The West now, as its enemies perceive with burning clarity, is lost in a slough of cultural despondency and cynicism, utterly unable to see its way forward and just as unable to see anything of value in its past. So phobic have we become about our history that we now break our spines bending over backwards in the effort to accommodate the stranger and the alien, to properly value our 'brothers' and 'sisters' in a grand multicultural experiment that, even in America, is collapsing under the weight of its egregious folly.
It's time to stop. As I have said elsewhere - Honkys Unite! (Link) The question is not whether such a thing is necessary (it is) but how it's to be done.

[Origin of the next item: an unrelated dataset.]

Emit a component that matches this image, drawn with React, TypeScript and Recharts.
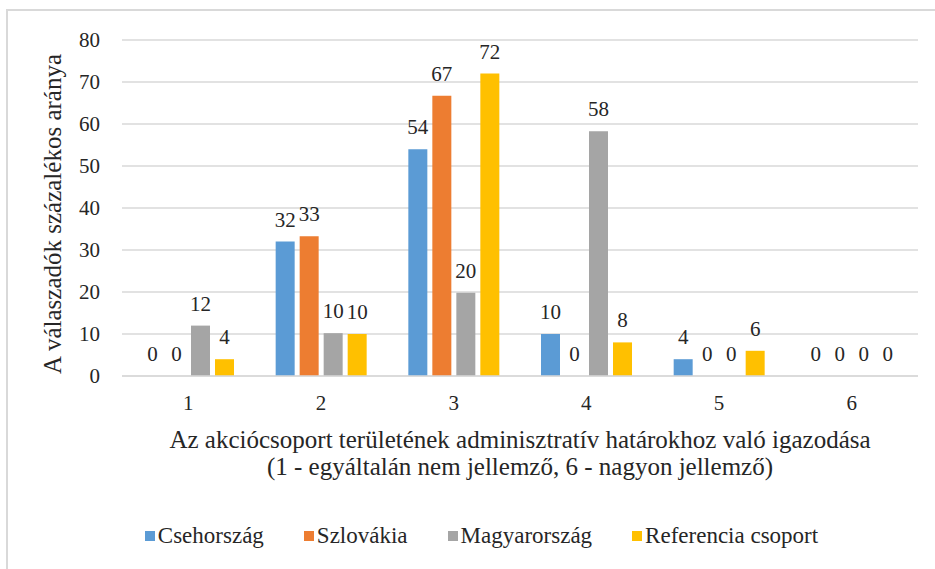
import React from "react";
import { BarChart, Bar, XAxis, YAxis, CartesianGrid, LabelList } from "recharts";

const categories = ["1", "2", "3", "4", "5", "6"];
const csehorszag = [0, 32, 54, 10, 4, 0];
const szlovakia = [0, 33.3, 66.7, 0, 0, 0];
const magyarorszag = [12, 10.2, 19.8, 58.3, 0, 0];
const referencia = [4, 10, 72, 8, 6, 0];
const yTicks = [0, 10, 20, 30, 40, 50, 60, 70, 80];

const seriesNames = ["Csehország", "Szlovákia", "Magyarország", "Referencia csoport"];
const seriesKeys = ["cz", "sk", "hu", "rc"];
const colors = ["#5B9BD5", "#ED7D31", "#A5A5A5", "#FFC000"];

const xTitle1 = "Az akciócsoport területének adminisztratív határokhoz való igazodása";
const xTitle2 = "(1 - egyáltalán nem jellemző, 6 - nagyon jellemző)";
const yTitle = "A válaszadók százalékos aránya";

const data = categories.map((c, i) => ({
  cat: c,
  cz: csehorszag[i],
  sk: szlovakia[i],
  hu: magyarorszag[i],
  rc: referencia[i],
}));

const FONT = "'Liberation Serif', 'Times New Roman', Times, Tinos, 'DejaVu Serif', serif";
const TEXT = "#262626";

function LegendBox() {
  return (
    <div
      style={{
        position: "absolute",
        left: 0,
        top: 523,
        width: 963,
        display: "flex",
        justifyContent: "center",
        alignItems: "center",
        fontFamily: FONT,
        fontSize: 23,
        color: TEXT,
        gap: 40,
      }}
    >
      {seriesNames.map((n, i) => (
        <div key={n} style={{ display: "flex", alignItems: "center" }}>
          <span style={{ width: 10, height: 10, background: colors[i], display: "inline-block", marginRight: 3 }} />
          <span>{n}</span>
        </div>
      ))}
    </div>
  );
}

function XTitleBox() {
  return (
    <div
      style={{
        position: "absolute",
        left: 122,
        width: 796,
        top: 426,
        textAlign: "center",
        fontFamily: FONT,
        fontSize: 25,
        lineHeight: "27px",
        color: TEXT,
        whiteSpace: "nowrap",
      }}
    >
      <div>{xTitle1}</div>
      <div>{xTitle2}</div>
    </div>
  );
}

export default function App() {
  return (
    <div style={{ position: "absolute", left: 0, top: 0, width: 935, height: 569, overflow: "hidden", background: "#fff" }}>
      <div
        style={{
          position: "absolute",
          left: 6,
          top: 9,
          width: 1000,
          height: 1000,
          border: "2px solid #D9D9D9",
          boxSizing: "border-box",
        }}
      />
      <div style={{ position: "absolute", left: 0, top: 0 }}>
        <BarChart
          width={935}
          height={569}
          data={data}
          margin={{ top: 40, right: 17, left: 0, bottom: 133 }}
          barSize={19}
          barGap={5}
        >
          <CartesianGrid vertical={false} stroke="#D9D9D9" strokeWidth={1.5} />
          <XAxis
            dataKey="cat"
            height={60}
            tickLine={false}
            tickSize={0}
            tickMargin={19}
            axisLine={{ stroke: "#D9D9D9", strokeWidth: 1.5 }}
            tick={{ fontFamily: FONT, fontSize: 21, fill: TEXT }}
          />
          <YAxis
            width={122}
            domain={[0, 80]}
            ticks={yTicks}
            interval={0}
            tickLine={false}
            axisLine={false}
            tickSize={0}
            tickMargin={22}
            tick={{ fontFamily: FONT, fontSize: 21, fill: TEXT }}
            label={{
              value: yTitle,
              angle: -90,
              position: "insideLeft",
              offset: 52,
              dy: 6,
              style: { textAnchor: "middle", fontFamily: FONT, fontSize: 25, fill: TEXT },
            }}
          />
          {seriesKeys.map((k, i) => (
            <Bar
              key={k}
              dataKey={k}
              name={seriesNames[i]}
              fill={colors[i]}
              minPointSize={0.01}
              isAnimationActive={false}
            >
              <LabelList
                dataKey={k}
                position="top"
                offset={15}
                formatter={(v: any) => String(Math.round(Number(v)))}
                style={{ fontFamily: FONT, fontSize: 21, fill: TEXT }}
              />
            </Bar>
          ))}
        </BarChart>
      </div>
      <XTitleBox />
      <LegendBox />
    </div>
  );
}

A culture derives its strength from its memory of the past. In times of great cultural confidence and strength the past, through reminding us of the follies and defeats of our ancestors, teaches us to avoid hubris - hubris of the worst sort being the motive behind our involvement in the bedlam of Iraq. In times of cultural weakness, decay, and fearfulness, the past teaches us what we have overcome and what we have achieved.

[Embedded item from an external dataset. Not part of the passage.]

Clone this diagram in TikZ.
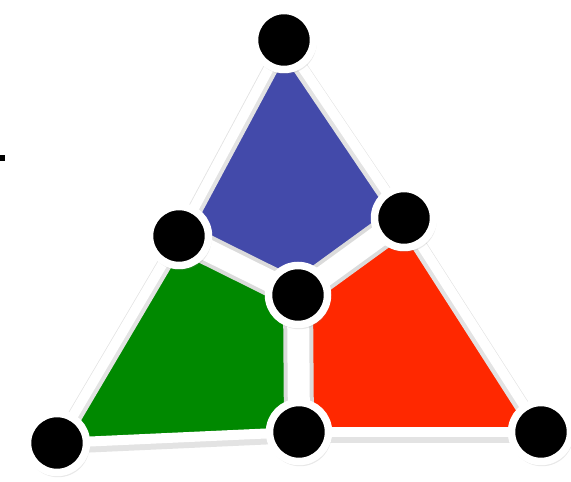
\documentclass[tikz,border=0pt]{standalone}
\usetikzlibrary{shadows}
\definecolor{faceBlue}{RGB}{67,74,170}
\definecolor{faceGreen}{RGB}{0,137,0}
\definecolor{faceRed}{RGB}{255,40,0}
\pgfdeclarelayer{faces}
\pgfdeclarelayer{edges}
\pgfsetlayers{faces,edges,main}
\tikzset{
    vertex/.style={
        circle,
        fill=black,
        draw=white,
        line width=0.15cm,
        minimum size=1.18cm,
        inner sep=0pt,
        drop shadow={opacity=0.18, shadow xshift=0.02cm, shadow yshift=-0.05cm, shadow scale=1.07}
    },
    % outer rim of the triangle
    rim/.style={draw=white, line width=0.2cm, line cap=round},
    rimShade/.style={draw=black!11, line width=0.3cm, line cap=round, transform canvas={yshift=-0.07cm}},
    % inner spokes from the hub
    spoke/.style={draw=white, line width=0.44cm},
    spokeShade/.style={draw=black!14, line width=0.6cm}
}
\begin{document}
\begin{tikzpicture}[x=0.02cm, y=-0.02cm]
\useasboundingbox (0,0) rectangle (571,482);

% Vertices
\node[vertex] (apex) at (284,40) {};
\node[vertex] (upL) at (179,236) {};
\node[vertex] (upR) at (404,218) {};
\node[vertex] (hub) at (298,295) {};
\node[vertex] (baseL) at (57,443) {};
\node[vertex] (baseM) at (299,432) {};
\node[vertex] (baseR) at (541,432) {};

% Faces
\begin{pgfonlayer}{faces}
\fill[faceBlue] (apex.center) -- (upR.center) -- (hub.center) -- (upL.center) -- cycle;
\fill[faceGreen] (upL.center) -- (hub.center) -- (baseM.center) -- (baseL.center) -- cycle;
\fill[faceRed] (upR.center) -- (baseR.center) -- (baseM.center) -- (hub.center) -- cycle;
\end{pgfonlayer}

% Edges
\begin{pgfonlayer}{edges}
\foreach \a/\b in {apex/upL, apex/upR, upL/baseL, upR/baseR, baseL/baseM, baseM/baseR}
    \draw[rimShade] (\a.center) -- (\b.center);
\foreach \a/\b in {apex/upL, apex/upR, upL/baseL, upR/baseR, baseL/baseM, baseM/baseR}
    \draw[rim] (\a.center) -- (\b.center);
\foreach \b in {upL, upR, baseM}
    \draw[spokeShade] (hub.center) -- (\b.center);
\foreach \b in {upL, upR, baseM}
    \draw[spoke] (hub.center) -- (\b.center);
\end{pgfonlayer}

% small mark on the left
\fill[black] (0,155) rectangle (5,161);
\end{tikzpicture}
\end{document}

Already I can hear the screams of outrage from all those who think the culture of the West to be nothing more than a vehicle for tyrrany and oppression, and the White Man to be nothing more than a moral leper, denying that the Crusades, in particular, achieved anything. Firstly, they achieved the slaughter of countless thousands of our enemies - which is always a good thing. Secondly they achieved the establishment of the Kingdom of Jerusalem, which lasted for a century and facilitated the development of trade in goods and ideas between Europe and the East. And thirdly, it taught us what we are willing to do and to bear for the sake of things we value.
The Crusades cause such scandal now because those who took part in them are close to us in terms of chronology, but also in terms of values, thoughts, ways of life. We can see ourselves in them more clearly than in those who lived in the Ancient World. Nonetheless, Homer and his tales of the Trojan War, and the history of Leonidas and his 300 who died resisting (and defeating) thousands, are part of the deepest cultural roots of Europe, and since America has its roots deeply embedded in Europe, they are part of the cultural development of America also.

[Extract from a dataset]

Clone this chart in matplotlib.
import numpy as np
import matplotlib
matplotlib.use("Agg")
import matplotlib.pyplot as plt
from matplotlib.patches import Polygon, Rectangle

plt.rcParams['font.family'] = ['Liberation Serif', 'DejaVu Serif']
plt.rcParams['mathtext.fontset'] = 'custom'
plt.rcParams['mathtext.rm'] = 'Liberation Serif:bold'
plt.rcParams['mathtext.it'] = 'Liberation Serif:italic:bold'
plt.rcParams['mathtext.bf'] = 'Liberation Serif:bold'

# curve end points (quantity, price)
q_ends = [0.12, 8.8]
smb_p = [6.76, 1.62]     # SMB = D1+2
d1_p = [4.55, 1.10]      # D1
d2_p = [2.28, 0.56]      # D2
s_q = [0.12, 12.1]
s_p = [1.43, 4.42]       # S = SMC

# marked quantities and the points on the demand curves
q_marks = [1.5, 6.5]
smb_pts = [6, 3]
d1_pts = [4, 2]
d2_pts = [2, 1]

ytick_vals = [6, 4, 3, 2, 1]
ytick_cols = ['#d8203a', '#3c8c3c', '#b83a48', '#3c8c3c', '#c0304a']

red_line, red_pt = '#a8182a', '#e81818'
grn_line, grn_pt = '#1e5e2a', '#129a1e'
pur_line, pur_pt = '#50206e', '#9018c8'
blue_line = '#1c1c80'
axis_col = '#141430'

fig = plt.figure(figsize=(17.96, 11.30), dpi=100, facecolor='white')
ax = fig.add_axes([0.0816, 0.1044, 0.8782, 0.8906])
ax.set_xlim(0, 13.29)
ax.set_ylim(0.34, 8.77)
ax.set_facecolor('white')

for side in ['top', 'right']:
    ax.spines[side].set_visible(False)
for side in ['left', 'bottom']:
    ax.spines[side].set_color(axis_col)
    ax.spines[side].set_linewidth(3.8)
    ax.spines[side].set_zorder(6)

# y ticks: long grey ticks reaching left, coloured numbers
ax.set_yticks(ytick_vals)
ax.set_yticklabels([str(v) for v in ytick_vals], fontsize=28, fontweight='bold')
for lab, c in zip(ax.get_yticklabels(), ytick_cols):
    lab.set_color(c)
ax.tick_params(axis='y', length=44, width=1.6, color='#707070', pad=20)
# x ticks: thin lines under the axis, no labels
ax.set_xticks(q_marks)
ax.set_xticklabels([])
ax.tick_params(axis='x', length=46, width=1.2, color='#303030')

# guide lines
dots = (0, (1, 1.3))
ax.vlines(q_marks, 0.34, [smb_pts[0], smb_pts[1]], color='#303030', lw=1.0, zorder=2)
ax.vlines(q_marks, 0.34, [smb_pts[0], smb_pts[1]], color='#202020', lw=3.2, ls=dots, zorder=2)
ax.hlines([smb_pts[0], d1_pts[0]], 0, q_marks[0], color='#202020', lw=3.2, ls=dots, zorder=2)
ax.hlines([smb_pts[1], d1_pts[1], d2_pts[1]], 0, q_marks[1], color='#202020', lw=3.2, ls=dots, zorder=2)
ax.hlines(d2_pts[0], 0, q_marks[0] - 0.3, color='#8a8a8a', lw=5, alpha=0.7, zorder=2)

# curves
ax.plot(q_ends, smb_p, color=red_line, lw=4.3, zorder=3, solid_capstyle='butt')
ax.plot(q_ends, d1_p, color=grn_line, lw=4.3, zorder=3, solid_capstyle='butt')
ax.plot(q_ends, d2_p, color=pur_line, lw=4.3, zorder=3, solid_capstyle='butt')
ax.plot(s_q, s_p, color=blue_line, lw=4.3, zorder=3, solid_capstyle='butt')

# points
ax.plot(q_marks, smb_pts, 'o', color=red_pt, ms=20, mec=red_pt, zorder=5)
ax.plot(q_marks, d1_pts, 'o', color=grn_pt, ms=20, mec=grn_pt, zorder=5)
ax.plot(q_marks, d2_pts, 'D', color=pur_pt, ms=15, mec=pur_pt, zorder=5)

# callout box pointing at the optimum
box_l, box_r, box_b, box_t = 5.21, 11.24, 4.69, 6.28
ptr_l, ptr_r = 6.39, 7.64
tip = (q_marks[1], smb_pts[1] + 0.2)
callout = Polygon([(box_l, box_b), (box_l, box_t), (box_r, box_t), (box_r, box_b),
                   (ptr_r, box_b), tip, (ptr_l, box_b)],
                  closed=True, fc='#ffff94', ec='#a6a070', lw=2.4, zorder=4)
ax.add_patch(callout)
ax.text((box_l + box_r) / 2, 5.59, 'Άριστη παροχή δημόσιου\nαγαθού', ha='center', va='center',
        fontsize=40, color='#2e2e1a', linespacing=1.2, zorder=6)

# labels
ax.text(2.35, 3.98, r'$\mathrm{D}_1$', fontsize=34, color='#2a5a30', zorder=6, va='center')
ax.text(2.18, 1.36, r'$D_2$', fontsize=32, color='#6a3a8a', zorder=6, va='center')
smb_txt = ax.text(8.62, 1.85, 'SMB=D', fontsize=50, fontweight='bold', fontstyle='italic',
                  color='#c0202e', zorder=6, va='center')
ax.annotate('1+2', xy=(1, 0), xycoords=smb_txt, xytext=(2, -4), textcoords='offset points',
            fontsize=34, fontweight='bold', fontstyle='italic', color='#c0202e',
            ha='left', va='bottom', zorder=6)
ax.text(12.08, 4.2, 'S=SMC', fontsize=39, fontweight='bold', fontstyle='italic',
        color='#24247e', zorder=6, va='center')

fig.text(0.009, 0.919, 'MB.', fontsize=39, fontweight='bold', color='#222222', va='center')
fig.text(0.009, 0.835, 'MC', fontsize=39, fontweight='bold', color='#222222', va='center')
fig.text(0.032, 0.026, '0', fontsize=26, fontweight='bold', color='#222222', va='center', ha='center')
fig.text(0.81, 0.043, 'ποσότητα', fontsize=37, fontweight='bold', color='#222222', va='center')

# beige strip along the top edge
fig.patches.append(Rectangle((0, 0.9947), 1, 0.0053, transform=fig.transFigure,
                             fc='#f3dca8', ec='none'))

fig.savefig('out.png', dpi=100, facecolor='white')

And since no American believes anything to be real unless he's seen it on TV or at the Movies, it's perfectly logical that Hollywood, seeing the economic opportunity in cultural malaise and pervasive fear, should return us to those roots. Not in any attempt to re-educate or inspire but through the purely Capitalist motivation of making a profit. Whatever the motive for doing so, and as unlikely a standard-bearer for cultural regeneration as Hollywood seems, there is no doubt in my mind that it's through a return to these primal stories that we will pull ourselves, by our own bootstraps, out of the decline that encompasses us and from which, or so it has appeared till now, there is no escape.